It is not really news that Norfolk has a problem with coastal flooding. What is news is the tremendous amount of money the city just received to fund its various coastal resilience projects.
This past January, the Army Corps of Engineers (Corps) announced how they would spend $14 billion from President Biden’s Bipartisan Infrastructure Law. The law intends to strengthen supply chains and bolster climate resilience. (You’ll recall last week Bay Bulletin told you about the Corps money that will rebuild James and Barren Islands with dredged material.) The Army Corps plan also gives the City of Norfolk an incredible $328 million to increase community resilience to flooding and to deepen the harbor. About $249 million of that amount is earmarked for coastal resilience projects.
Norfolk has been identified as one of the most flood-vulnerable cities on the east coast. And with all the military in the area, it makes sense that the Corps decided to give Norfolk a hand. Much of downtown has been built on fill. The area is at risk because of sinking fill and rising water levels.
Norfolk already has a floodwall downtown. It was completed in 1971. The existing wall has allowed downtown businesses to pay less for flood insurance. But areas to the east and west of downtown do not have such protection. And the Hague, home to icons such as the Chrysler Museum of Art and some notable architecture such as Christ and St. Luke’s Church, is vulnerable to major flooding events. This funding will allow for the design and construction of surge barriers, levees, and pump stations. The downtown floodwall will be extended east to the Campostella Bridge and west all the way to the Midtown Tunnel. A floodgate will be installed for the Hague.

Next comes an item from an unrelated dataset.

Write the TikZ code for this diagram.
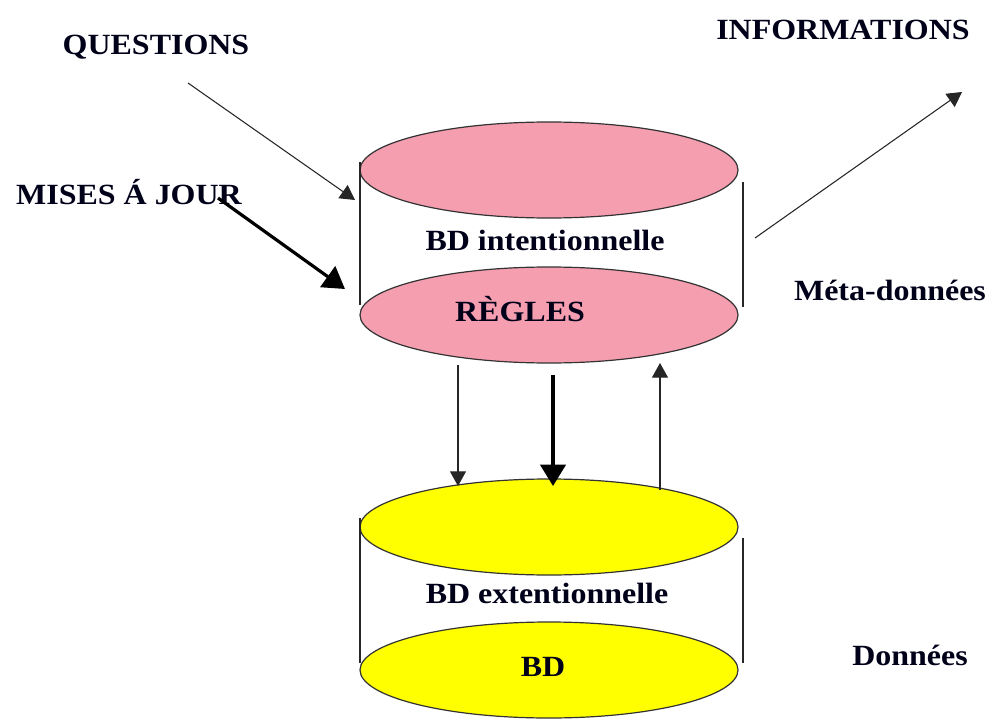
\documentclass[tikz,border=0pt]{standalone}
\usepackage{fontspec}
\setmainfont{Liberation Serif}
\usetikzlibrary{shapes.geometric,arrows.meta}
\definecolor{rosebd}{RGB}{245,158,176}
\definecolor{jaunebd}{RGB}{255,255,0}
\newcommand{\lbl}[1]{\scalebox{1.09}[1]{#1}}
\tikzset{
  disque/.style={ellipse, draw=black!80, line width=0.9pt,
    minimum width=378*0.75pt, minimum height=96*0.75pt, inner sep=0pt},
  rose/.style={disque, fill=rosebd},
  jaune/.style={disque, fill=jaunebd},
  paroi/.style={draw=black!85, line width=0.9pt},
  etiquette/.style={font=\fontsize{22}{26}\selectfont\bfseries, text=black!90!blue, inner sep=0pt},
  fleche/.style={draw=black!85, line width=0.8pt, -{Triangle[length=11pt,width=12pt]}},
  grossefleche/.style={draw=black, line width=2.4pt, -{Triangle[length=16pt,width=19pt]}},
}
\begin{document}
\begin{tikzpicture}[x=0.75pt,y=-0.75pt]
  \useasboundingbox (0,0) rectangle (991,720);

  % upper cylinder: intentional database
  \node[rose] (haut) at (549,170) {};
  \node[rose] (regles) at (549,315) {};
  \draw[paroi] (360,162) coordinate (hg1) -- (360,305) coordinate (hg2);
  \draw[paroi] (743,182) coordinate (hd1) -- (743,307) coordinate (hd2);
  \node[etiquette] (intent) at (545,240) {\lbl{BD intentionnelle}};
  \node[etiquette] (reglestxt) at (520,309) {\lbl{RÈGLES}};

  % lower cylinder: extensional database
  \node[jaune] (ext) at (549,527) {};
  \node[jaune] (bd) at (549,670) {};
  \draw[paroi] (360,518) coordinate (bg1) -- (360,663) coordinate (bg2);
  \draw[paroi] (743,538) coordinate (bd1) -- (743,663) coordinate (bd2);
  \node[etiquette] (extent) at (547,593) {\lbl{BD extentionnelle}};
  \node[etiquette] (bdtxt) at (543,667) {\lbl{BD}};

  % outer labels
  \node[etiquette] (questions) at (156,47) {\lbl{QUESTIONS}};
  \node[etiquette] (maj) at (129,192) {\lbl{MISES Á JOUR}};
  \node[etiquette] (infos) at (843,30) {\lbl{INFORMATIONS}};
  \node[etiquette] (meta) at (890,290) {\lbl{Méta-données}};
  \node[etiquette] (donnees) at (910,655) {\lbl{Données}};

  % connector end points
  \coordinate (q0) at (188,83);
  \coordinate (q1) at (355,200);
  \coordinate (m0) at (218,198);
  \coordinate (m1) at (345,289);
  \coordinate (i0) at (755,238);
  \coordinate (i1) at (962,92);
  \coordinate (d0) at (458,365);
  \coordinate (d1) at (458,486);
  \coordinate (e0) at (553,375);
  \coordinate (e1) at (553,486);
  \coordinate (u0) at (660,490);
  \coordinate (u1) at (660,363);

  % flows
  \draw[fleche] (q0) -- (q1);
  \draw[grossefleche] (m0) -- (m1);
  \draw[fleche] (i0) -- (i1);
  \draw[fleche] (d0) -- (d1);
  \draw[grossefleche] (e0) -- (e1);
  \draw[fleche] (u0) -- (u1);
\end{tikzpicture}
\end{document}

Norfolk received this money because the city has been highly proactive, conducting extensive planning and research on flooding. Kyle Spencer, Acting Chief Resilience Officer for Norfolk, said “Norfolk has been planning on this for years. We have done the research and have the data that the Corps required before they issued funds. Norfolk is ahead of many coastal communities in this regard. Norfolk is actually assisting other coastal cities, such as Charleston, South Carolina, as they implement resiliency programs.” Spencer noted that the city expected funding from the Corps, but did not expect this much. He explained that “this money is in the Corps’ budget, for them to spend with matching funds from Norfolk, on these projects.” The money was not simply handed over to the city.
Considering the Hague, Spencer said a floodgate will be installed where the Hague passes under West Brambleton Avenue. “Along with pumping stations and other technology, the Hague will be protected from major flooding events,” he said. Prior to a major storm, the gate can be closed at low tide. This allows rain water to drain into the Hague, but keeps coastal flood waters out. They are also planning flood protection for the Lafayette River watershed. Spencer noted that these efforts are targeted for major flooding events, such as hurricanes, and will not necessarily reduce what is commonly called nuisance flooding. Spencer further noted that it will take some time to implement all of this, as there are engineering and construction hurdles that need to be completed.